Always iterate through all nodes and run DFS on any unvisited node.
wrong_approach: "DFS from only node 0"
correct_approach: "DFS from every unvisited node"
key_takeaways:
- "**Cycle detection pattern**: Use three states (unvisited/processing/done) to detect back edges in directed graphs"
- "**Graph modelling skill**: Recognising that dependency problems map to directed graph cycle detection is a key insight"
- "**Topological sort foundation**: No cycles means a topological ordering exists — this is the basis for Course Schedule II"
- "**DFS vs BFS**: Both work here. DFS with colouring is elegant; BFS with in-degree counting (Kahn's algorithm) is an alternative approach"
time_complexity: "O(V + E). We visit each node once and traverse each edge once, where V is `numCourses` and E is the number of prerequisites."
space_complexity: "O(V + E). We store the adjacency list (O(E)) and the state array (O(V)), plus recursion stack space (O(V) in worst case)."
solutions:
- approach_name: DFS with Cycle Detection
is_optimal: true
code: |
def can_finish(num_courses: int, prerequisites: list[list[int]]) -> bool:
# Build adjacency list: graph[b] = [courses that require b]
graph = [[] for _ in range(num_courses)]
for course, prereq in prerequisites:
graph[prereq].append(course)
# States: 0 = unvisited, 1 = visiting (in current path), 2 = visited
state = [0] * num_courses
def has_cycle(node: int) -> bool:
if state[node] == 1: # Found a back edge - cycle detected!
return True
if state[node] == 2: # Already fully processed - no cycle here
return False
state[node] = 1 # Mark as currently visiting
# Check all dependent courses
for neighbour in graph[node]:
if has_cycle(neighbour):
return True
state[node] = 2 # Mark as fully processed
return False
# Check for cycles starting from each course
for course in range(num_courses):
if has_cycle(course):
return False
return True
explanation: |
**Time Complexity:** O(V + E) — Each node and edge is visited once.
**Space Complexity:** O(V + E) — Adjacency list storage plus recursion stack.
We use DFS with three-state colouring to detect cycles. A node in state `1` (visiting) that we encounter again indicates a back edge, meaning we've found a cycle. If we complete DFS on all nodes without finding a cycle, a valid course ordering exists.
- approach_name: BFS with In-degree (Kahn's Algorithm)
is_optimal: true
code: |
from collections import deque
def can_finish(num_courses: int, prerequisites: list[list[int]]) -> bool:
# Build adjacency list and count in-degrees
graph = [[] for _ in range(num_courses)]
in_degree = [0] * num_courses
for course, prereq in prerequisites:
graph[prereq].append(course)
in_degree[course] += 1
# Start with courses that have no prerequisites
queue = deque()
for course in range(num_courses):
if in_degree[course] == 0:
queue.append(course)
courses_taken = 0
while queue:
course = queue.popleft()
courses_taken += 1
# "Complete" this course - reduce in-degree of dependent courses
for dependent in graph[course]:
in_degree[dependent] -= 1
# If all prerequisites met, this course is now available
if in_degree[dependent] == 0:
queue.append(dependent)
# If we took all courses, no cycle exists
return courses_taken == num_courses
explanation: |
**Time Complexity:** O(V + E) — Process each node and edge once.

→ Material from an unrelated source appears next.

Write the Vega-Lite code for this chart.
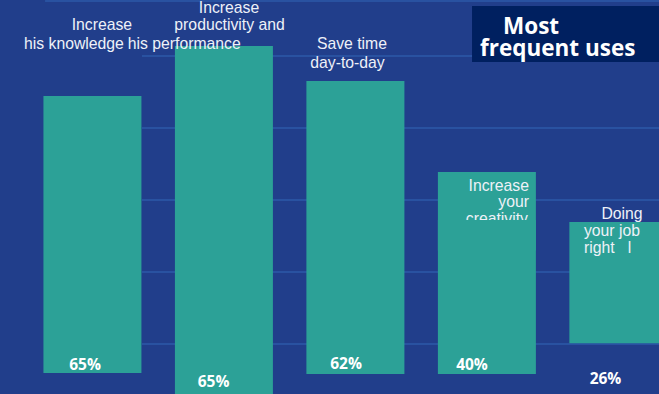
{
  "$schema": "https://vega.github.io/schema/vega-lite/v6.json",
  "width": 659,
  "height": 394,
  "padding": 0,
  "autosize": {"type": "none"},
  "background": "#213e8b",
  "config": {"view": {"stroke": null}},
  "datasets": {
    "grid": [
      {"level": 0, "start": 1.377, "end": 5.309},
      {"level": 20, "start": 1.377, "end": 5.309},
      {"level": 40, "start": 1.377, "end": 5.309},
      {"level": 60, "start": 1.377, "end": 5.309},
      {"level": 80, "start": 1.377, "end": 5.309},
      {"level": 95.3, "start": 0.64, "end": 5.309}
    ],
    "bars": [
      {"item": "Increase his knowledge", "pos": 1, "pct": "65%", "high": 68.9, "low": -8.06},
      {"item": "Increase productivity and his performance", "pos": 2, "pct": "65%", "high": 82.8, "low": -15},
      {"item": "Save time day-to-day", "pos": 3, "pct": "62%", "high": 73.06, "low": -8.33},
      {"item": "Increase your creativity", "pos": 4, "pct": "40%", "high": 47.78, "low": -8.33},
      {"item": "Doing your job right", "pos": 5, "pct": "26%", "high": 33.89, "low": 0.2}
    ],
    "cover": [
      {"pos": 4, "high": 34.44, "low": 26}
    ],
    "box": [
      {"x1": 3.887, "x2": 5.309, "y1": 93.89, "y2": 78.33}
    ],
    "labels": [
      {"text": "Increase", "pos": 2.0388, "v": 91.94, "align": "center"},
      {"text": "productivity and", "pos": 2.0426, "v": 87.36, "align": "center"},
      {"text": "Increase", "pos": 1.0715, "v": 87.36, "align": "center"},
      {"text": "his knowledge", "pos": 0.4798, "v": 81.94, "align": "left"},
      {"text": "his performance", "pos": 2.1278, "v": 81.94, "align": "right"},
      {"text": "Save time", "pos": 2.974, "v": 82.06, "align": "center"},
      {"text": "day-to-day", "pos": 2.94, "v": 76.67, "align": "center"},
      {"text": "Increase", "pos": 4.3202, "v": 42.61, "align": "right"},
      {"text": "your", "pos": 4.3202, "v": 37.97, "align": "right"},
      {"text": "creativity", "pos": 4.3125, "v": 33.3, "align": "right"},
      {"text": "Doing", "pos": 5.0274, "v": 34.83, "align": "center"},
      {"text": "your job", "pos": 4.7384, "v": 30.0, "align": "left"},
      {"text": "right\u00a0\u00a0\u00a0l", "pos": 4.7384, "v": 25.28, "align": "left"}
    ],
    "title": [
      {"text": "Most", "pos": 4.1228, "v": 86.2},
      {"text": "frequent uses", "pos": 3.9479, "v": 79.9}
    ],
    "pcts": [
      {"text": "65%", "pos": 0.9437, "v": -7.22},
      {"text": "65%", "pos": 1.9209, "v": -11.94},
      {"text": "62%", "pos": 2.9285, "v": -6.94},
      {"text": "40%", "pos": 3.8867, "v": -7.22},
      {"text": "26%", "pos": 4.9019, "v": -11.11}
    ]
  },
  "layer": [
    {
      "data": {"name": "grid"},
      "mark": {"type": "rule", "color": "#2c5aa8", "strokeWidth": 1.6, "clip": true},
      "encoding": {
        "x": {"field": "start", "type": "quantitative", "scale": {"domain": [0.297, 5.309], "nice": false, "zero": false, "padding": 0}, "axis": null},
        "x2": {"field": "end"},
        "y": {"field": "level", "type": "quantitative", "scale": {"domain": [-13.89, 95.56], "nice": false, "zero": false, "padding": 0}, "axis": null}
      }
    },
    {
      "data": {"name": "bars"},
      "mark": {"type": "bar", "color": "#2ca197", "size": 98, "clip": true},
      "encoding": {
        "x": {"field": "pos", "type": "quantitative"},
        "y": {"field": "high", "type": "quantitative"},
        "y2": {"field": "low"}
      }
    },
    {
      "data": {"name": "box"},
      "mark": {"type": "rect", "color": "#002060", "clip": true},
      "encoding": {
        "x": {"field": "x1", "type": "quantitative"},
        "x2": {"field": "x2"},
        "y": {"field": "y1", "type": "quantitative"},
        "y2": {"field": "y2"}
      }
    },
    {
      "data": {"name": "labels"},
      "transform": [{"filter": "datum.align === 'center'"}],
      "mark": {"type": "text", "font": "Liberation Sans", "fontSize": 15.75, "color": "#eef1f8", "align": "center", "baseline": "alphabetic"},
      "encoding": {
        "x": {"field": "pos", "type": "quantitative"},
        "y": {"field": "v", "type": "quantitative"},
        "text": {"field": "text"}
      }
    },
    {
      "data": {"name": "labels"},
      "transform": [{"filter": "datum.align === 'left'"}],
      "mark": {"type": "text", "font": "Liberation Sans", "fontSize": 15.75, "color": "#eef1f8", "align": "left", "baseline": "alphabetic"},
      "encoding": {
        "x": {"field": "pos", "type": "quantitative"},
        "y": {"field": "v", "type": "quantitative"},
        "text": {"field": "text"}
      }
    },
    {
      "data": {"name": "labels"},
      "transform": [{"filter": "datum.align === 'right'"}],
      "mark": {"type": "text", "font": "Liberation Sans", "fontSize": 15.75, "color": "#eef1f8", "align": "right", "baseline": "alphabetic"},
      "encoding": {
        "x": {"field": "pos", "type": "quantitative"},
        "y": {"field": "v", "type": "quantitative"},
        "text": {"field": "text"}
      }
    },
    {
      "data": {"name": "cover"},
      "mark": {"type": "bar", "color": "#2ca197", "size": 98, "clip": true},
      "encoding": {
        "x": {"field": "pos", "type": "quantitative"},
        "y": {"field": "high", "type": "quantitative"},
        "y2": {"field": "low"}
      }
    },
    {
      "data": {"name": "title"},
      "mark": {"type": "text", "font": "Open Sans", "fontWeight": "bold", "fontSize": 22.5, "color": "#ffffff", "align": "left", "baseline": "alphabetic"},
      "encoding": {
        "x": {"field": "pos", "type": "quantitative"},
        "y": {"field": "v", "type": "quantitative"},
        "text": {"field": "text"}
      }
    },
    {
      "data": {"name": "pcts"},
      "mark": {"type": "text", "font": "Open Sans", "fontWeight": "bold", "fontSize": 15.5, "color": "#ffffff", "align": "center", "baseline": "alphabetic"},
      "encoding": {
        "x": {"field": "pos", "type": "quantitative"},
        "y": {"field": "v", "type": "quantitative"},
        "text": {"field": "text"}
      }
    }
  ]
}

**Space Complexity:** O(V + E) — Adjacency list, in-degree array, and queue.
Kahn's algorithm takes a different approach: start with courses that have no prerequisites (in-degree 0), "complete" them, and see which courses become available. If we can complete all courses, no cycle exists. If some courses remain with non-zero in-degree, they're part of a cycle.
- approach_name: DFS with Visited Set (Simplified)
is_optimal: false
code: |
def can_finish(num_courses: int, prerequisites: list[list[int]]) -> bool:
# Build adjacency list
graph = [[] for _ in range(num_courses)]
for course, prereq in prerequisites:
graph[prereq].append(course)
# Track globally visited and current path
visited = set()
path = set()
def dfs(node: int) -> bool:
if node in path: # Cycle detected
return False
if node in visited: # Already processed
return True
path.add(node) # Add to current path
for neighbour in graph[node]:
if not dfs(neighbour):
return False
path.remove(node) # Remove from current path
visited.add(node) # Mark as fully visited
return True
# Check all courses
for course in range(num_courses):
if not dfs(course):
return False
return True
explanation: |
**Time Complexity:** O(V + E) — Same as the array-based approach.
**Space Complexity:** O(V) — Two sets instead of an array.
This uses sets instead of a state array, which some find more intuitive. The `path` set tracks the current DFS path (equivalent to state `1`), and `visited` tracks fully processed nodes (equivalent to state `2`). Functionally identical to the optimal solution.